Nathan and Lavina were the parents of Charles Mortimer Totten (1831-1918) and Orlando S. Totten (1836-1902), who were living together in Brooklyn in 1865 with their mother Lavina. The brothers were both listed as milkmen. By 1900 Charles was living in Babylon.
The second son of the Nathan listed on the 1790 census was Peter. He moved with his young family to Brooklyn in 1840. His son Gilson was born in 1837. Gilson’s obituary identifies his mother as Julia Ackerley Totten. Peter D. Totten is buried here with his wife Sarah W. Totten. It seems Peter must have remarried. On the 1855 New York State census, the 53 year old Peter is listed as a widow and living with Clark Ackely, presumably his brother-in-law (the spelling of name son census records is not always accurate). The 1855 census indicates that Peter and Gilson shared the same occupation but it is difficult to make out the handwriting to see what it was.
From Gilson’s obituary, we can see that Peter eventually became a coal merchant and that Gilson followed him in that business.

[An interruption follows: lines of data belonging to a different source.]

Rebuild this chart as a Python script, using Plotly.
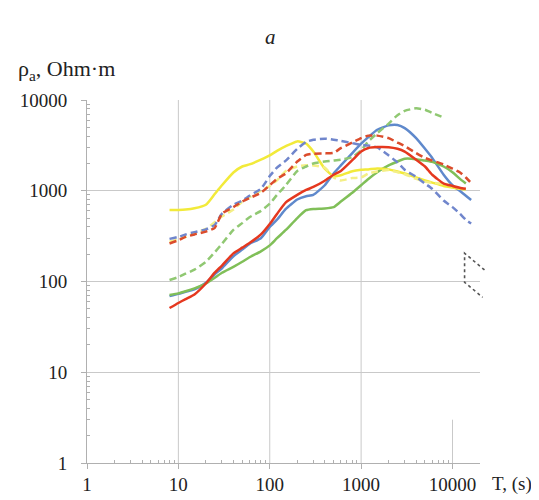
import math
import plotly.graph_objects as go

# ---------------- data ----------------
T_grid = [8, 10, 12, 15, 20, 25, 30, 40, 50, 60, 80, 100, 120, 150, 200, 250, 300,
          400, 500, 600, 800, 1000, 1200, 1500, 2000, 2500, 3000, 4000, 5000, 6000,
          8000, 10000, 12000, 14000, 16000]

blue_solid = [69, 73, 77, 82, 97, 120, 140, 190, 225, 260, 300, 400, 480, 630, 800, 870, 900,
              1150, 1550, 1900, 2600, 3300, 3900, 4700, 5250, 5300, 4900, 3800, 2900, 2300,
              1500, 1150, 1000, 880, 790]
red_solid = [51, 58, 64, 72, 95, 125, 150, 204, 236, 265, 330, 430, 555, 745, 900, 1020, 1100,
             1290, 1500, 1650, 2170, 2700, 2960, 3030, 3020, 2900, 2700, 2200, 1850, 1500,
             1200, 1130, 1080, 1050, None]
green_solid = [71, 74, 78, 84, 95, 110, 125, 145, 165, 185, 215, 250, 300, 370, 500, 610, 630,
               638, 660, 760, 950, 1150, 1350, 1600, 1900, 2100, 2250, 2230, 2150, 2080,
               1850, 1600, 1360, 1200, None]
yellow_solid = [615, 615, 620, 640, 700, 920, 1150, 1590, 1850, 1950, 2200, 2450, 2750, 3100,
                3500, 3300, 2700, 1750, 1450, 1480, 1640, 1700, 1720, 1760, 1720, 1630, 1550,
                1400, 1300, 1230, 1130, 1085, 1050, 1030, None]

blue_dash = [295, 310, 330, 350, 375, 420, 560, 700, 780, 880, 1050, 1450, 1800, 2150, 2900,
             3450, 3650, 3750, 3650, 3550, 3350, 3200, 3150, 3000, 2450, 2050, 1700, 1420,
             1200, 1050, 780, 660, 560, 480, 436]
red_dash = [262, 285, 310, 330, 355, 390, 560, 660, 760, 830, 950, 1150, 1350, 1550, 2100,
            2480, 2560, 2580, 2620, 2950, 3400, 3800, 4050, 4050, 3800, 3400, 3100, 2600,
            2300, 2150, 1950, 1750, 1600, 1400, 1220]
green_dash = [104, 112, 122, 135, 165, 210, 260, 370, 440, 510, 600, 720, 900, 1150, 1650,
              1850, 2000, 2100, 2150, 2200, 2350, 2800, 3500, 4300, 5500, 6800, 7600, 8100,
              7800, 7200, 6400, None, None, None, None]
yellow_dash = [275, 290, 310, 340, 380, 450, 520, 620, 760, 850, 1000, 1130, 1300, 1650, 1850,
               1910, 1900, 1800, 1400, 1300, 1380, 1400, 1550, 1630, 1690, 1600, 1520, 1350,
               1260, 1220, 1200, 1120, 1060, None, None]

x_ticks = [1, 10, 100, 1000, 10000]
y_ticks = [1, 10, 100, 1000, 10000]
x_max = 20000
minor_x = [m * 10 ** d for d in range(0, 5) for m in range(2, 10) if m * 10 ** d < x_max]
minor_y = [m * 10 ** d for d in range(0, 4) for m in range(2, 10)]

# dotted slope guide (T, rho)
guide_T = [22400, 13560, 13560, 21350]
guide_rho = [134, 205, 98, 67]

series = [
    ("blue_solid", blue_solid, "#5f89cc", "solid"),
    ("green_solid", green_solid, "#80bf58", "solid"),
    ("yellow_solid", yellow_solid, "#f2ea3a", "solid"),
    ("yellow_dash", yellow_dash, "#f4ef86", "7px,4px"),
    ("green_dash", green_dash, "#90c872", "7px,4px"),
    ("blue_dash", blue_dash, "#7086cc", "7px,4px"),
    ("red_dash", red_dash, "#db4c2c", "7px,4px"),
    ("red_solid", red_solid, "#e5381f", "solid"),
]

fig = go.Figure()
for name, vals, col, dash in series:
    xs = [t for t, v in zip(T_grid, vals) if v is not None]
    ys = [v for v in vals if v is not None]
    fig.add_trace(go.Scatter(x=xs, y=ys, mode="lines", name=name,
                             line=dict(color=col, width=2.5, dash=dash, shape="spline",
                                       smoothing=0.5),
                             showlegend=False))

grid_col = "#c9c9c9"
xlog_max = math.log10(x_max)

# vertical gridlines (10000 line only partially visible in reference)
for xv in x_ticks[1:4]:
    fig.add_shape(type="line", x0=xv, x1=xv, y0=1, y1=10000, xref="x", yref="y",
                  line=dict(color=grid_col, width=1), layer="below")
fig.add_shape(type="line", x0=10000, x1=10000, y0=1, y1=3, xref="x", yref="y",
              line=dict(color=grid_col, width=1), layer="below")

# dotted guide: convert T to paper using the axis range so it can extend past the axis end
gp = [math.log10(t) / xlog_max for t in guide_T]
path = "M {} {} L {} {} L {} {} L {} {}".format(
    gp[0], guide_rho[0], gp[1], guide_rho[1], gp[2], guide_rho[2], gp[3], guide_rho[3])
fig.add_shape(type="path", path=path, xref="paper", yref="y",
              line=dict(color="#555555", width=1.6, dash="dot"))

serif = "Liberation Serif, Times New Roman, serif"
tick_font = dict(family=serif, size=19, color="#222222")
# the page body adds an 8px offset, so the figure is 8px smaller on each axis
fig.update_layout(
    width=531, height=492,
    margin=dict(l=79, r=59, t=92, b=37, autoexpand=False),
    paper_bgcolor="white", plot_bgcolor="white",
    font=dict(family=serif, size=19, color="#222222"),
    xaxis=dict(type="log", range=[0, xlog_max], tickvals=x_ticks,
               ticktext=[str(v) for v in x_ticks], showgrid=False, automargin=False,
               showline=True, linecolor="#b0b0b0", linewidth=1,
               ticks="outside", ticklen=5, tickcolor="#b0b0b0",
               minor=dict(tickmode="array", tickvals=minor_x, ticks="inside", ticklen=3,
                          tickcolor="#b0b0b0", showgrid=False),
               zeroline=False, ticklabelstandoff=-1, tickfont=tick_font),
    yaxis=dict(type="log", range=[0, 4], tickvals=y_ticks,
               ticktext=[str(v) for v in y_ticks], showgrid=True, gridcolor=grid_col,
               gridwidth=1, showline=True, linecolor="#b0b0b0", linewidth=1, automargin=False,
               ticks="outside", ticklen=5, tickcolor="#b0b0b0",
               minor=dict(tickmode="array", tickvals=minor_y, ticks="inside", ticklen=3,
                          tickcolor="#b0b0b0", showgrid=False),
               zeroline=False, ticklabelstandoff=10, tickfont=tick_font),
    annotations=[
        dict(text="<i>a</i>", xref="paper", yref="paper", x=0.466, y=1.1736,
             showarrow=False, xanchor="center", yanchor="middle",
             font=dict(family=serif, size=21, color="#222222")),
        dict(text="ρ<sub>a</sub>, Ohm·m", xref="paper", yref="paper", x=-0.18, y=1.083,
             showarrow=False, xanchor="left", yanchor="middle",
             font=dict(family=serif, size=22, color="#222222")),
        dict(text="T, (s)", xref="paper", yref="paper", x=1.025, y=-0.058,
             showarrow=False, xanchor="left", yanchor="middle",
             font=dict(family=serif, size=19, color="#222222")),
    ],
)

fig.write_html("out.html")
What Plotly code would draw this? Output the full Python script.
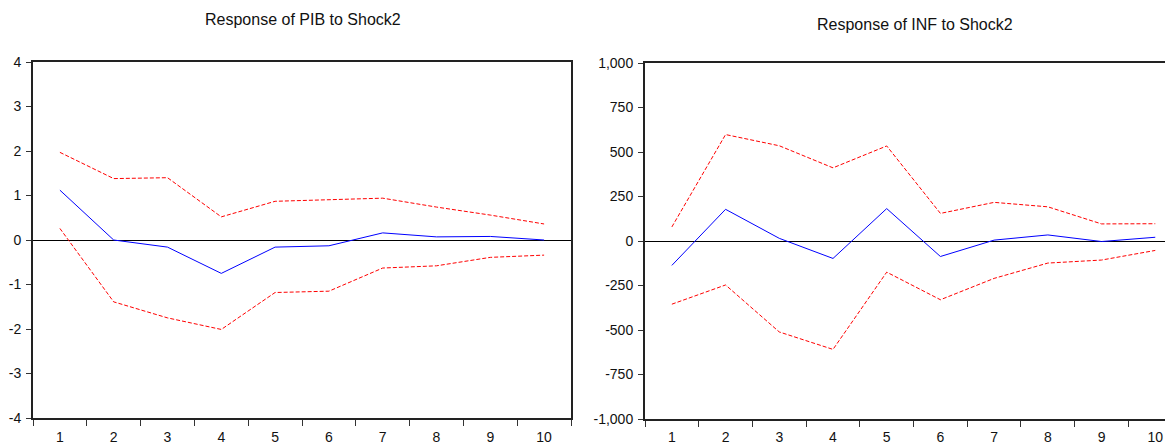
import plotly.graph_objects as go

periods = [1, 2, 3, 4, 5, 6, 7, 8, 9, 10]

pib_resp = [1.12, 0.0, -0.16, -0.75, -0.16, -0.13, 0.16, 0.07, 0.08, 0.0]
pib_upper = [1.97, 1.38, 1.40, 0.52, 0.87, 0.90, 0.94, 0.74, 0.56, 0.36]
pib_lower = [0.26, -1.39, -1.75, -2.01, -1.18, -1.15, -0.63, -0.58, -0.39, -0.34]

inf_resp = [-137, 178, 15, -98, 182, -87, 5, 34, -3, 21]
inf_upper = [79, 598, 535, 411, 534, 155, 217, 192, 96, 97]
inf_lower = [-355, -247, -511, -609, -175, -330, -210, -124, -107, -53]

pib_ticks = [-4, -3, -2, -1, 0, 1, 2, 3, 4]
pib_ticktext = ["-4", "-3", "-2", "-1", "0", "1", "2", "3", "4"]
inf_ticks = [-1000, -750, -500, -250, 0, 250, 500, 750, 1000]
inf_ticktext = ["-1,000", "-750", "-500", "-250", "0", "250", "500", "750", "1,000"]

titles = ["Response of PIB to Shock2", "Response of INF to Shock2"]

# the page places the figure 8px in from the top-left corner
OFF = 8
W, H = 1173 - OFF, 444 - OFF
FONT = "Liberation Sans, Arial, sans-serif"

def px(x):
    return (x - OFF) / W

def py(y):
    return (H - (y - OFF)) / H

fig = go.Figure()

red = "#FF0000"
blue = "#0000FF"
dash = "4px,2px"

def add_panel(idx, resp, up, lo):
    xa = "x" if idx == 1 else "x2"
    ya = "y" if idx == 1 else "y2"
    fig.add_trace(go.Scatter(x=periods, y=up, mode="lines", xaxis=xa, yaxis=ya,
                             line=dict(color=red, width=1, dash=dash), showlegend=False))
    fig.add_trace(go.Scatter(x=periods, y=lo, mode="lines", xaxis=xa, yaxis=ya,
                             line=dict(color=red, width=1, dash=dash), showlegend=False))
    fig.add_trace(go.Scatter(x=periods, y=resp, mode="lines", xaxis=xa, yaxis=ya,
                             line=dict(color=blue, width=1), showlegend=False))

add_panel(1, pib_resp, pib_upper, pib_lower)
add_panel(2, inf_resp, inf_upper, inf_lower)

xcommon = dict(
    tickmode="array", tickvals=periods, ticktext=[str(p) for p in periods],
    ticks="", showgrid=False, zeroline=False, automargin=False,
    showline=True, linecolor="#222222", linewidth=2, mirror=True,
    tickfont=dict(family=FONT, size=14, color="#111111"),
    minor=dict(ticks="outside", tick0=0.5, dtick=1, ticklen=6, tickcolor="#333333", tickwidth=1, showgrid=False),
)
ycommon = dict(
    tickmode="array", ticks="outside", ticklen=5, tickcolor="#333333",
    showgrid=False, zeroline=True, zerolinecolor="black", zerolinewidth=1, automargin=False,
    showline=True, linecolor="#222222", linewidth=2, mirror=True,
    ticklabelstandoff=2,
    tickfont=dict(family=FONT, size=14, color="#111111"),
)

fig.update_layout(
    template="none",
    width=W, height=H,
    margin=dict(l=0, r=0, t=0, b=0, pad=0),
    paper_bgcolor="white", plot_bgcolor="white",
    xaxis=dict(domain=[px(33), px(571)], range=[0.5, 10.5], anchor="y",
               ticklabelstandoff=5, **xcommon),
    xaxis2=dict(domain=[px(645), 1.0], range=[0.5, 10.33], anchor="y2",
                ticklabelstandoff=4, **xcommon),
    yaxis=dict(domain=[py(418), py(62)], range=[-4, 4], anchor="x",
               tickvals=pib_ticks, ticktext=pib_ticktext, **ycommon),
    yaxis2=dict(domain=[py(419), py(63)], range=[-1000, 1000], anchor="x2",
                tickvals=inf_ticks, ticktext=inf_ticktext, **ycommon),
    annotations=[
        dict(text=titles[0], x=px(303), y=py(20), xref="paper", yref="paper",
             showarrow=False, xanchor="center", yanchor="middle",
             font=dict(family=FONT, size=16, color="#111111")),
        dict(text=titles[1], x=px(915), y=py(24), xref="paper", yref="paper",
             showarrow=False, xanchor="center", yanchor="middle",
             font=dict(family=FONT, size=16, color="#111111")),
    ],
)

fig.write_html("out.html")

Gilson was also very active in the Baptist Church and served for several years as a director of the Dime Savings Bank of Williamsburg.[iv] Reflecting the confusion of place names on Long Island, the newspaper reports that Gilson would be buried “at Elwood, Dix Hills, East Northport, L.I.”
Now thanks to an Eagle Scout project by Derek Capri, the final resting place of the Totten family has been cleaned up, stones reset, and the family’s story (in part at least) revealed.
[i] The Long-Islander, April 5, 1850
[ii] The Long-Islander, July 26, 1844
[iii] The Long-Islander, September 19, 1851
[iv] Brooklyn Daily Eagle, March 6, 1916.